Of the 56 Risk cards, 43 are marked with a territory and a picture of infantry, cavalry or artillery. Another two are wild cards, with all three Army pieces on them but no territory. The remaining 12 are secret mission cards, which are used only in a variation of the game called Secret Mission Risk. (We'll discuss Secret Mission later.)

The basic objective is to conquer as many territories and continents as possible, amass as many armies, and gradually eliminate all your opponents. The players start by rolling a die, after which the person with the highest number places an army on a territory of his or her choosing. The other player or players then claims a territory in similar fashion, and they go back and forth until all the territories are occupied and the armies are in place.

At the beginning of each player's turn, he or she is allotted additional armies, based upon the number of territories and continents under the player's control, as well as the sets of Risk cards that he or she cashes in. To get a card, you have to attack and successfully capture a territory.

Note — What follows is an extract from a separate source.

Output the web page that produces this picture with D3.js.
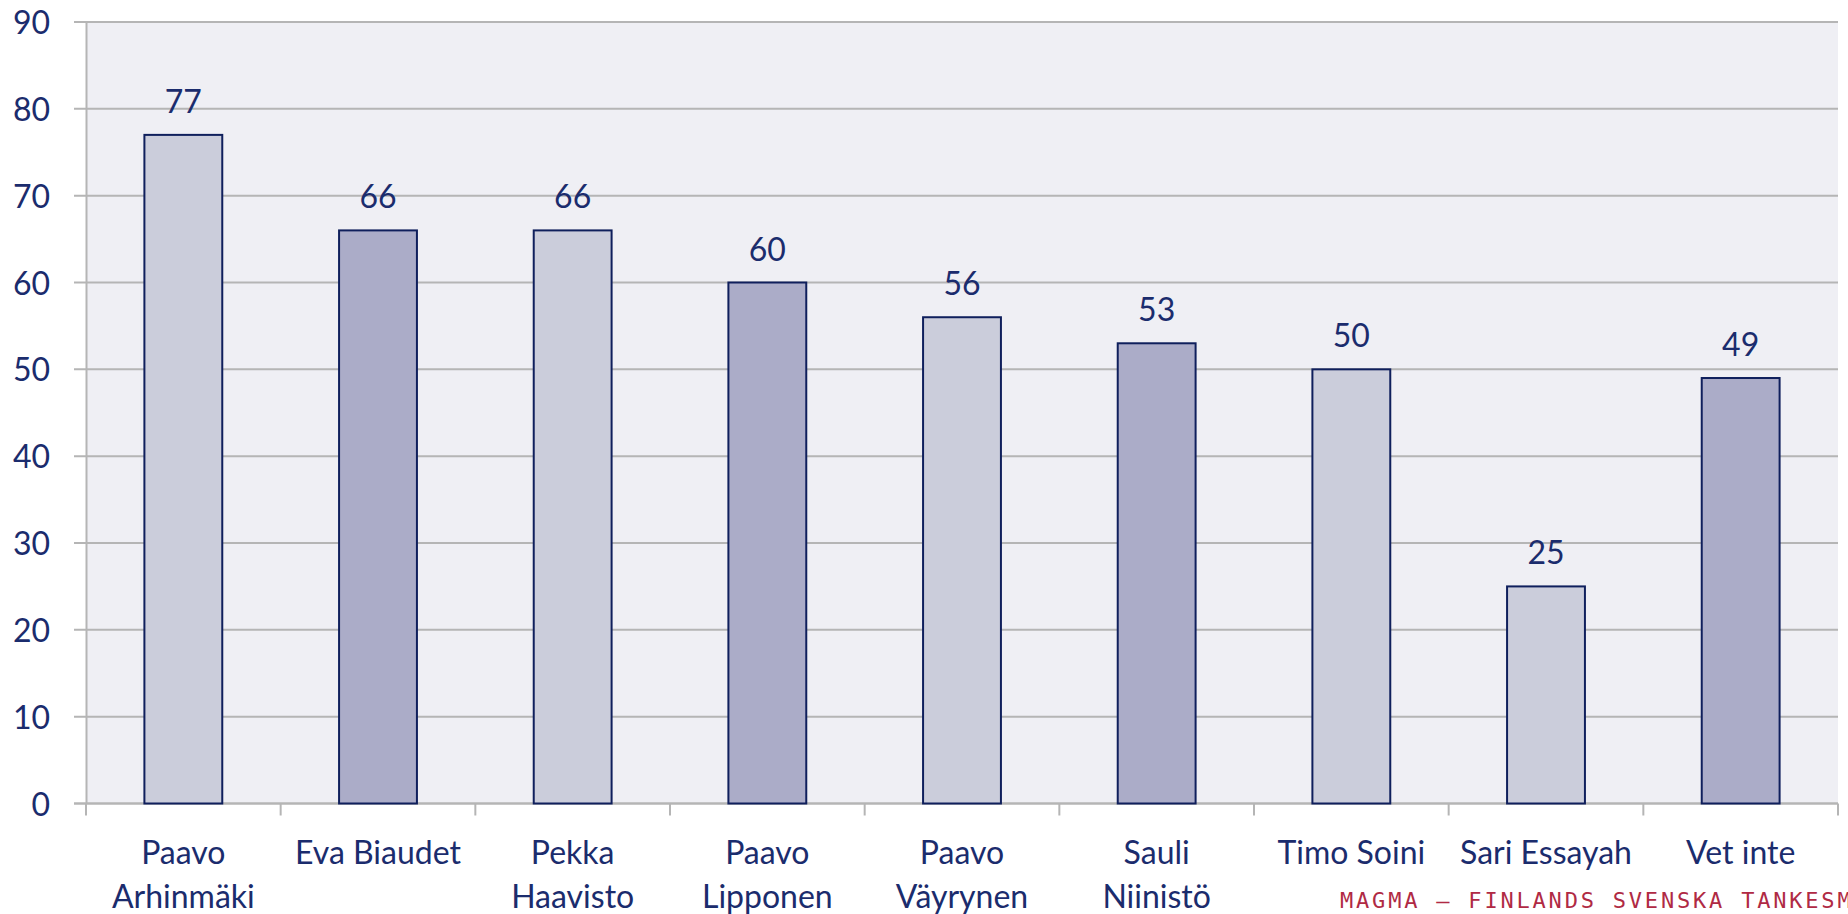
<!DOCTYPE html>
<html>
<head>
<meta charset="utf-8">
<script src="https://cdn.jsdelivr.net/npm/d3@7"></script>
<style>
  body { margin: 0; background: #fff; }
  svg { display: block; }
</style>
</head>
<body>
<script>
const w = 1848;
const h = 914;
const plotLeft = 86;
const plotRight = 1838;
const plotTop = 22;
const plotBottom = 803.5;

const names = [
  "Paavo\nArhinmäki",
  "Eva Biaudet",
  "Pekka\nHaavisto",
  "Paavo\nLipponen",
  "Paavo\nVäyrynen",
  "Sauli\nNiinistö",
  "Timo Soini",
  "Sari Essayah",
  "Vet inte",
];
const values = [77, 66, 66, 60, 56, 53, 50, 25, 49];
const yTicks = [0, 10, 20, 30, 40, 50, 60, 70, 80, 90];
const footer = "MAGMA – FINLANDS SVENSKA TANKESMEDJA";

// bar tones as in the original (light / dark)
const fills = ["#cbcddb", "#abacc8", "#cbcddb", "#abacc8", "#cbcddb", "#abacc8", "#cbcddb", "#cbcddb", "#abacc8"];

const textColor = "#1b2c6d";
const gridColor = "#b5b5b5";
const font = "Lato, 'Open Sans', sans-serif";

const svg = d3.select("body").append("svg").attr("width", w).attr("height", h);

const x = d3.scaleBand().domain(names).range([plotLeft, plotRight]).padding(0);
const y = d3.scaleLinear().domain([0, 90]).range([plotBottom, plotTop]);
const bw = x.bandwidth();

svg.append("rect")
  .attr("x", plotLeft).attr("y", plotTop)
  .attr("width", plotRight - plotLeft).attr("height", plotBottom - plotTop)
  .attr("fill", "#efeff4");

// gridlines
svg.append("g")
  .selectAll("line")
  .data(yTicks)
  .enter()
  .append("line")
  .attr("x1", plotLeft - 12)
  .attr("x2", plotRight)
  .attr("y1", (d) => y(d))
  .attr("y2", (d) => y(d))
  .attr("stroke", gridColor)
  .attr("stroke-width", 2);

// y axis
const yAxis = d3.axisLeft(y).tickValues(yTicks).tickSize(0).tickPadding(36);
const gy = svg.append("g").attr("transform", `translate(${plotLeft},0)`).call(yAxis);
gy.select(".domain").attr("stroke", gridColor).attr("stroke-width", 2);
gy.selectAll("text")
  .attr("fill", textColor)
  .style("font-family", font)
  .style("font-size", "32px")
  .attr("dy", "0.36em");

// x axis line + ticks at category boundaries
const edges = names.map((d) => x(d)).concat([plotRight]);
svg.append("line")
  .attr("x1", plotLeft - 12).attr("x2", plotRight)
  .attr("y1", plotBottom).attr("y2", plotBottom)
  .attr("stroke", gridColor).attr("stroke-width", 2);
svg.append("g")
  .selectAll("line")
  .data(edges)
  .enter()
  .append("line")
  .attr("x1", (d) => d).attr("x2", (d) => d)
  .attr("y1", plotBottom).attr("y2", plotBottom + 12)
  .attr("stroke", gridColor).attr("stroke-width", 2);

// bars
svg.append("g")
  .selectAll("rect")
  .data(values)
  .enter()
  .append("rect")
  .attr("x", (d, i) => x(names[i]) + bw * 0.3)
  .attr("y", (d) => y(d))
  .attr("width", bw * 0.4)
  .attr("height", (d) => plotBottom - y(d))
  .attr("fill", (d, i) => fills[i])
  .attr("stroke", "#0f1f5c")
  .attr("stroke-width", 2);

// value labels
svg.append("g")
  .selectAll("text")
  .data(values)
  .enter()
  .append("text")
  .attr("x", (d, i) => x(names[i]) + bw / 2)
  .attr("y", (d) => y(d) - 22)
  .attr("text-anchor", "middle")
  .attr("fill", textColor)
  .style("font-family", font)
  .style("font-size", "32px")
  .text((d) => d);

// category labels
const cats = svg.append("g")
  .selectAll("text")
  .data(names)
  .enter()
  .append("text")
  .attr("text-anchor", "middle")
  .attr("fill", textColor)
  .style("font-family", font)
  .style("font-size", "32px");
cats.each(function (d) {
  const t = d3.select(this);
  d.split("\n").forEach((line, i) => {
    t.append("tspan")
      .attr("x", x(d) + bw / 2)
      .attr("y", 864 + i * 44)
      .text(line);
  });
});

svg.append("text")
  .attr("x", 1340)
  .attr("y", 908)
  .attr("fill", "#b02a44")
  .style("font-family", "'DejaVu Sans Mono', monospace")
  .style("font-size", "22px")
  .style("letter-spacing", "2.8px")
  .text(footer);
</script>
</body>
</html>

On each turn, you have the option of either attacking a territory or passing and allowing the other person to take his or her turn. You can only attack territories that are adjacent to one of your own, or connected to it by a dotted line. (For example, North Africa may attack Egypt, and Greenland may attack Quebec or Iceland.) Also, you must have at least two armies on a territory to launch an attack from it. In attack, an army confronts a defending army, and the outcome of the confrontation is determined by which of the players gets the highest number from rolling the dice. The more armies you attack with, the more dice you get to roll, which increases your chances of victory [source: Hasbro].